The show opened with one of his favourite designs, a monogram sweater and shirt combination, which set the tone for the items to come. Throughout the show, a myriad of classical Ralph designs made an appearance: equestrian red jackets paired with riding boots, blazer and black turtlenecks, men’s ties on women, all very classical and tried-and-true Ralph looks. There was a special emphasis on black and white design this year, which I appreciated, but I suspect my closet will not. I also enjoyed the pops of red sprinkled throughout, which kept the collection from being too monotone. This being his first comeback show in nearly three years, nothing was out of place with all classic Ralph Lauren designs.
I preface this by a quick calculation of my own closet, where Ralph takes up about 35% of real estate. From sweaters to turtlenecks to casual shirts, I do not and cannot even begin to calculate the amount of wealth that I have contributed to his designs. To say that I am a Ralph fanatic would not be out of place. Even a Ralph fanatic like yours truly, cannot help but question two main things throughout the show. One, why are some designs derivative? And two, is Ralph getting predictable, and do the ‘classics’ of fashion need change?
By saying a design is derivative, it is simply just a nice way to point out that a design is similar or completely copied from a previous design. There were three looks in particular in this show that even I, an amateur fashion enthusiast, can tell are derived from other designers. Take look 17 for example, the black tuxedo and silk cravat design look eerily similar to another tuxedo and cravat design from Yves-Saint Laurent’s Spring 2013 collection. The original spring 2013 YSL look was updated somewhat recently in 2019 by YSL themselves, with a similar striped tuxedo.
Another example was look 53, a red bowtie dress. Comments about The Devil Wears Prada aside, this is an exact copy of YSL’s original Fall-Winter 1983 dress, which then went through two more updates and has been seen in the middle of media spotlight thanks to red carpet appearances by Zoe Kravitz and Zoey Deutch. I cannot speak as to if Ralph took inspiration from these designs or outright copied them, but to an untrained eye such as myself, it appears to be the latter option.
If I had to describe this show in one word, it would be predictable. Now, I appreciate classic and design stability as much as the next person, and you can hear me shout the loudest at the redesign of classics from Burberry and Hermes, but at what point does innovation need to come through? The entire show for Ralph was extremely in tone, nothing was changed, no revolutionary design was shown off.

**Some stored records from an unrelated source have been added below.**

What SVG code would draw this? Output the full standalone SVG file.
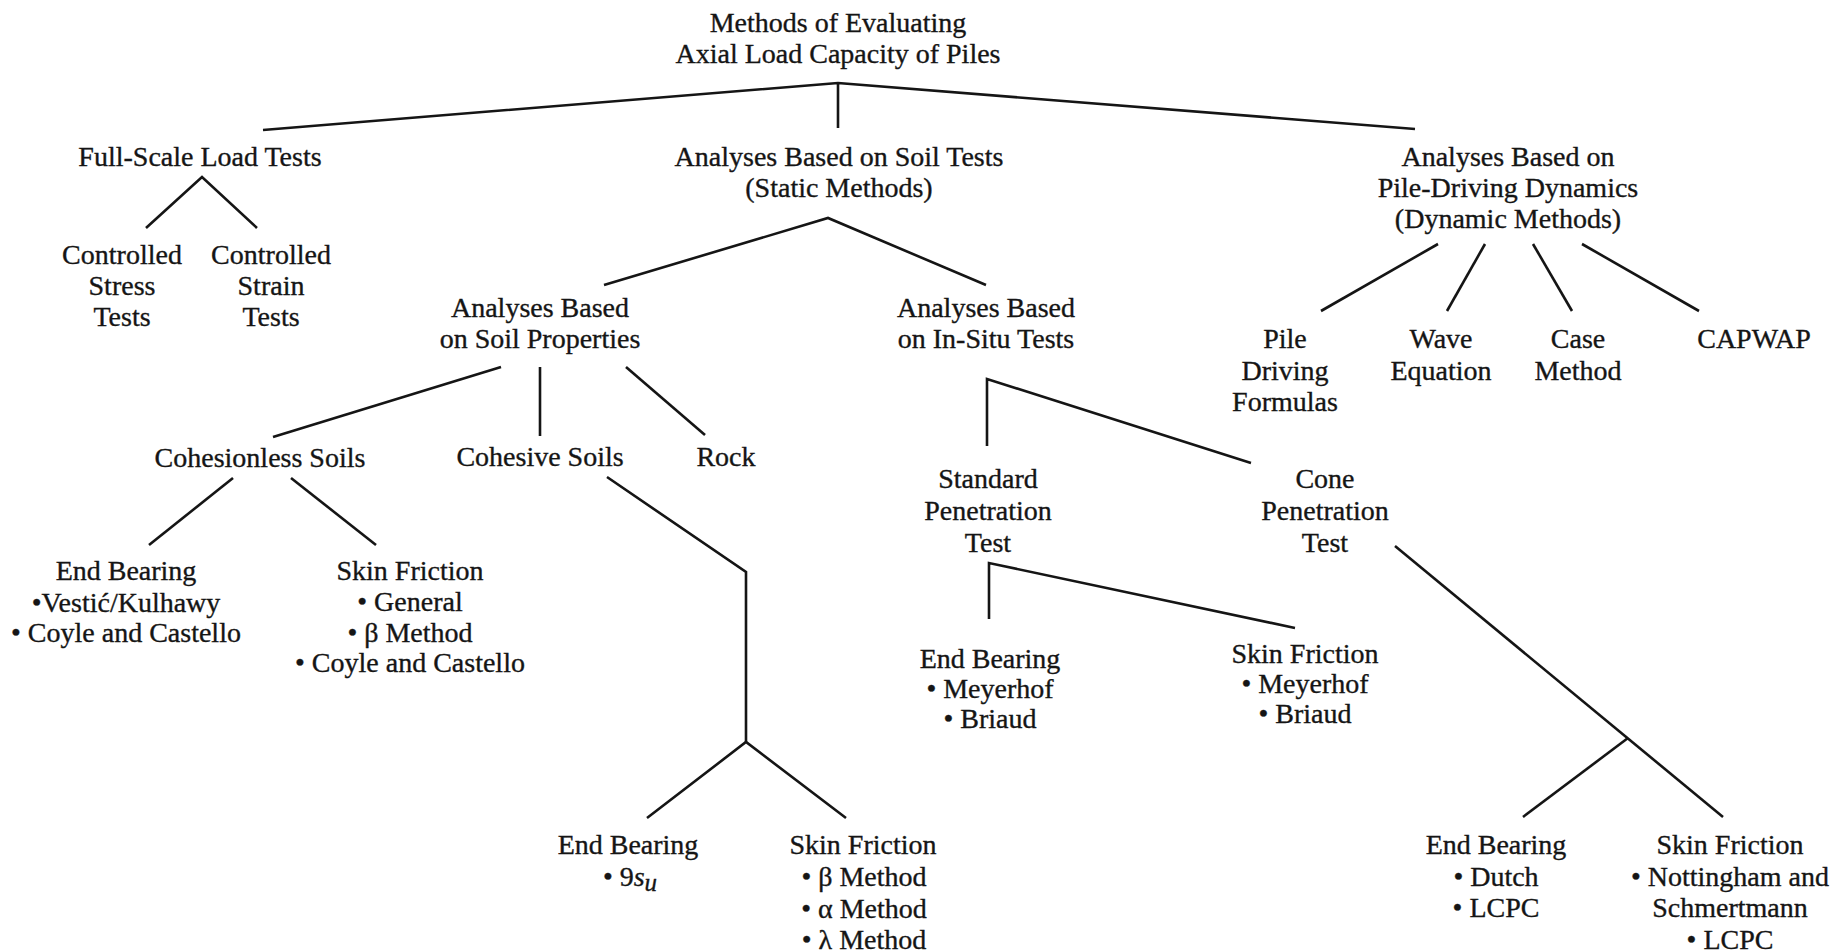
<svg xmlns="http://www.w3.org/2000/svg" width="1845" height="952" viewBox="0 0 1845 952">
  <style>
    .bg { fill: #ffffff; }
    text { font-family: "Liberation Serif", "Times New Roman", serif; font-size: 28px; fill: #151515; stroke: #151515; stroke-width: 0.35; text-anchor: middle; }
    .it { font-style: italic; }
    .edge { fill: none; stroke: #151515; stroke-width: 2.6; stroke-linejoin: miter; stroke-linecap: butt; }
  </style>
  <rect class="bg" x="0" y="0" width="1845" height="952"/>

  <!-- Tree branches -->
  <g id="connectors">
    <polyline class="edge" points="263,130 838,83 1415,129"/>
    <line class="edge" x1="838" y1="83" x2="838" y2="128"/>
    <polyline class="edge" points="146,228 202,177 257,228"/>
    <polyline class="edge" points="604,285 828,218 986,285"/>
    <line class="edge" x1="1438" y1="244" x2="1321" y2="311"/>
    <line class="edge" x1="1485" y1="244" x2="1447" y2="311"/>
    <line class="edge" x1="1533" y1="244" x2="1572" y2="311"/>
    <line class="edge" x1="1582" y1="244" x2="1699" y2="311"/>
    <line class="edge" x1="501" y1="367" x2="273" y2="437"/>
    <line class="edge" x1="540" y1="367" x2="540" y2="436"/>
    <line class="edge" x1="626" y1="367" x2="705" y2="435"/>
    <polyline class="edge" points="987,446 987,379 1251,463"/>
    <line class="edge" x1="233" y1="478" x2="149" y2="545"/>
    <line class="edge" x1="291" y1="478" x2="376" y2="545"/>
    <polyline class="edge" points="607,477 746,572 746,742"/>
    <polyline class="edge" points="647,818 746,742 846,818"/>
    <polyline class="edge" points="989,619 989,563 1295,628"/>
    <line class="edge" x1="1395" y1="546" x2="1723" y2="817"/>
    <line class="edge" x1="1628" y1="738" x2="1523" y2="817"/>
  </g>

  <g id="root">
    <text x="838" y="32">Methods of Evaluating</text>
    <text x="838" y="63">Axial Load Capacity of Piles</text>
  </g>

  <g id="full-scale">
    <text x="200" y="166">Full-Scale Load Tests</text>
  </g>
  <g id="controlled-stress">
    <text x="122" y="264">Controlled</text>
    <text x="122" y="295">Stress</text>
    <text x="122" y="326">Tests</text>
  </g>
  <g id="controlled-strain">
    <text x="271" y="264">Controlled</text>
    <text x="271" y="295">Strain</text>
    <text x="271" y="326">Tests</text>
  </g>

  <g id="static">
    <text x="839" y="166">Analyses Based on Soil Tests</text>
    <text x="839" y="197">(Static Methods)</text>
  </g>

  <g id="dynamic">
    <text x="1508" y="166">Analyses Based on</text>
    <text x="1508" y="197">Pile-Driving Dynamics</text>
    <text x="1508" y="228">(Dynamic Methods)</text>
  </g>
  <g id="pile-formulas">
    <text x="1285" y="348">Pile</text>
    <text x="1285" y="380">Driving</text>
    <text x="1285" y="411">Formulas</text>
  </g>
  <g id="wave-equation">
    <text x="1441" y="348">Wave</text>
    <text x="1441" y="380">Equation</text>
  </g>
  <g id="case-method">
    <text x="1578" y="348">Case</text>
    <text x="1578" y="380">Method</text>
  </g>
  <g id="capwap">
    <text x="1754" y="348">CAPWAP</text>
  </g>

  <g id="soil-properties">
    <text x="540" y="317">Analyses Based</text>
    <text x="540" y="348">on Soil Properties</text>
  </g>
  <g id="in-situ">
    <text x="986" y="317">Analyses Based</text>
    <text x="986" y="348">on In-Situ Tests</text>
  </g>

  <g id="cohesionless">
    <text x="260" y="467">Cohesionless Soils</text>
  </g>
  <g id="cohesive">
    <text x="540" y="466">Cohesive Soils</text>
  </g>
  <g id="rock">
    <text x="726" y="466">Rock</text>
  </g>

  <g id="spt">
    <text x="988" y="488">Standard</text>
    <text x="988" y="520">Penetration</text>
    <text x="988" y="552">Test</text>
  </g>
  <g id="cpt">
    <text x="1325" y="488">Cone</text>
    <text x="1325" y="520">Penetration</text>
    <text x="1325" y="552">Test</text>
  </g>

  <g id="cohesionless-end-bearing">
    <text x="126" y="580">End Bearing</text>
    <text x="126" y="612">•Vestić/Kulhawy</text>
    <text x="126" y="642">• Coyle and Castello</text>
  </g>
  <g id="cohesionless-skin-friction">
    <text x="410" y="580">Skin Friction</text>
    <text x="410" y="611">• General</text>
    <text x="410" y="642">• β Method</text>
    <text x="410" y="672">• Coyle and Castello</text>
  </g>

  <g id="spt-end-bearing">
    <text x="990" y="668">End Bearing</text>
    <text x="990" y="698">• Meyerhof</text>
    <text x="990" y="728">• Briaud</text>
  </g>
  <g id="spt-skin-friction">
    <text x="1305" y="663">Skin Friction</text>
    <text x="1305" y="693">• Meyerhof</text>
    <text x="1305" y="723">• Briaud</text>
  </g>

  <g id="cohesive-end-bearing">
    <text x="628" y="854">End Bearing</text>
    <text x="630" y="886">• 9<tspan class="it">s</tspan><tspan class="it" dy="5" font-size="25">u</tspan></text>
  </g>
  <g id="cohesive-skin-friction">
    <text x="863" y="854">Skin Friction</text>
    <text x="864" y="886">• β Method</text>
    <text x="864" y="918">• α Method</text>
    <text x="864" y="949">• λ Method</text>
  </g>

  <g id="cpt-end-bearing">
    <text x="1496" y="854">End Bearing</text>
    <text x="1496" y="886">• Dutch</text>
    <text x="1496" y="917">• LCPC</text>
  </g>
  <g id="cpt-skin-friction">
    <text x="1730" y="854">Skin Friction</text>
    <text x="1730" y="886">• Nottingham and</text>
    <text x="1730" y="917">Schmertmann</text>
    <text x="1730" y="949">• LCPC</text>
  </g>
</svg>
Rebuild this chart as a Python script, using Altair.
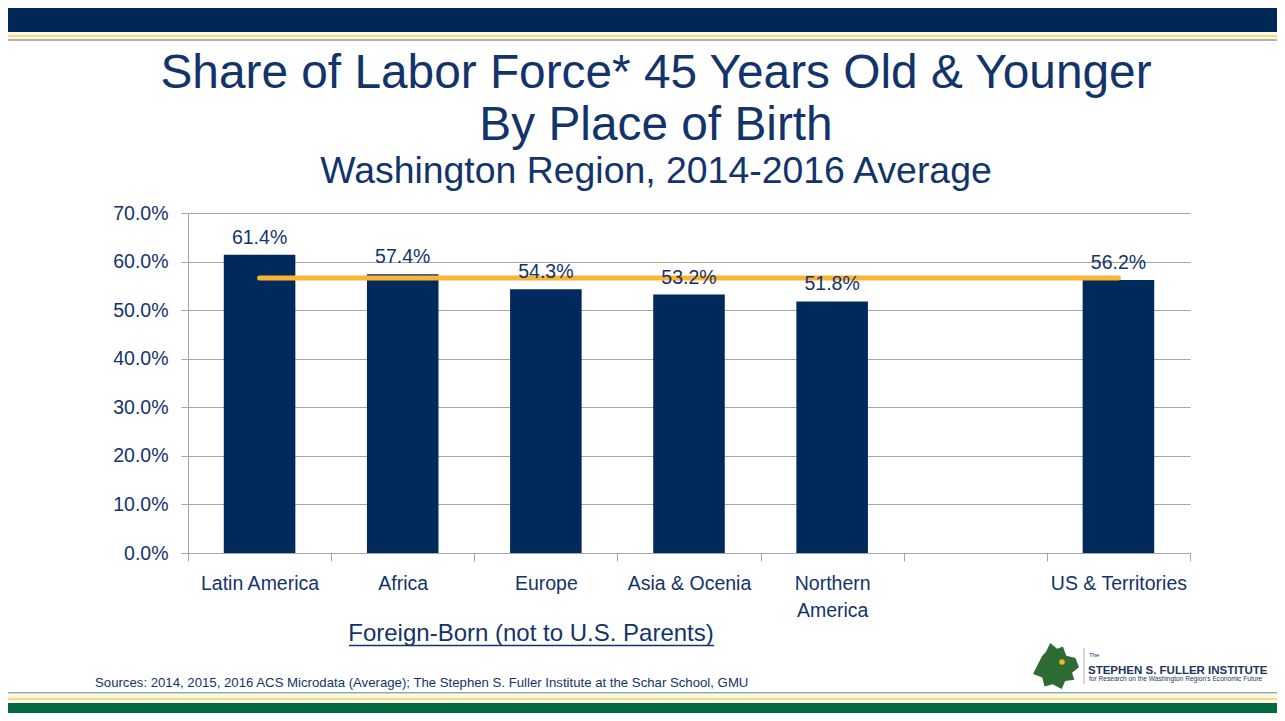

I know that Lauren is capable of doing new things, but the deliberate choice not to, even for one or two items, continues to puzzle me. I understand the desire for Ralph to remain a classic brand, and I agree wholeheartedly with the sentiment, however the line between classical and predictable is a line that needs to be carefully navigated for Ralph Lauren if it wishes to retain its market share in the coming years. RL at NYSE opened 3 points below closing, and dropped even more throughout the day, before a small rally at the end of the day led to RL closing a point below opening, which is the signal of a pretty clear lukewarm reception.
The classical at Ralph needs to stay, its identity must be retained. I hope upcoming collaborations such as a rumoured new collection with Lewis Hamilton, and their collaboration with the New York Yankees, will give the collection a breath of fresh air.